For this reason, a number of decentralized crypto indices have been developed that give anyone fluent in DeFi with enough crypto to afford it the opportunity to partake in diversified crypto investing. These tokenized DeFi indices are available to anyone with a DeFi wallet and willingness to learn how crypto works.
“Crypto offers a lot of opportunities,” says James Wang, head of tokens at Amun. “For people who want to do the homework and who love researching technology, I think [index tokens are] probably the highest bang for the buck activity.”
DeFi is unregulated at present, so participation is always at the investor’s own risk. And the U.S. exchanges are not keen on listing index tokens because regulatory guidance from the Securities and Exchange Commission (SEC) is still evolving.
“They don't want to arguably list anything that resembles a security,” says Wang. For this reason, he says, Amun is incorporated in the Seychelles, a sovereign island state off the eastern coast of Africa.
“We've chosen a fairly friendly regulatory base,” Wang says. “And we've made the contracts as decentralized as possible. It's not really us running the code. We're not managing your money. We don't really take your money. It's managed by a smart contract.”
The strategy has been to make Amun as decentralized as possible, says Wang, and effectively act as automated software on top of the Ethereum blockchain. “We are not a money manager doing stuff with your money,” he says.
Nevertheless, anyone investing in either a traditionally listed crypto index or a decentralized one should know the difference and their reasoning behind it.
“When you buy something on the traditional exchange through fiat or traditional payment railways, it is very standard and safe,” says Armando Aguilar, an independent digital asset strategist formerly at Fundstrat Global Advisors. These options appeal to investors looking to balance out their portfolio with some crypto exposure and liquidity.
The DeFi crowd, however, prides itself on operating with a healthy dash of independence: “It's a nascent area that's growing in a lot of demand,” Aguilar says. “[Anyone is] able to just go and buy [DeFi indices] on blockchain …it's usually the crypto native crowd, or the crowd that has more appetite for risk.”
When buying a DeFi index token, such as one of Amun’s offerings or one of the Index Coop DeFi products, you have to remember that historical data to determine which of the top cryptos by market cap gets to be included is still new.
“It's so hard,” says Wang. “Whatever answer the data will show [as a top cryptocurrency in the past] will likely not work going forward.
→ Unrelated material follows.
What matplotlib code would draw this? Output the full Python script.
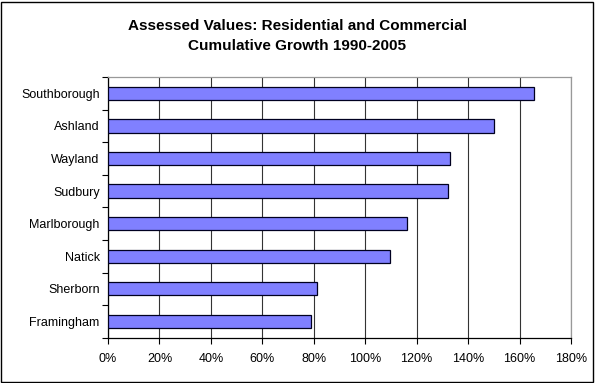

If you did the test in 2015, it would be very Bitcoin-centric. If you did it in 2017, it’d be Ethereum-centric, and in 2020, Solana-centric. The one constant in crypto is change.”
His advice? Compare every index you’re interested in buying, as every company will have a unique way of determining what belongs in their product lineup. And that will sit differently with each individual investor.
“It’s very much a function of what does the investor believe in and where do they want to place their risk?” Wang says. In Amun’s DeFi index, for instance, the company gave equal weight to the allocations across its top eight coins.
“It’s pretty unbiased and also gives a chance for the smaller participants to outperform market volume,” Wang says. “ And what's great about these index tokens versus ETFs, is that the buyer really holds the underlyings and they can get the underlying. So you know, if you buy the DeFi token for example, and it contains CURVE and AAVE and whatnot, if you wanted to own the underlying tokens you can take the tokens and on our website, click the ‘burn contract,’ and it will literally burn our token and give you the eight underlyings. It really shows the power of DeFi.”
You can’t take your shares of an S&P 500 ETF, click a button on Schwab and get 500 of those shares, Wang argues. “With crypto, you really own the underlying assets.”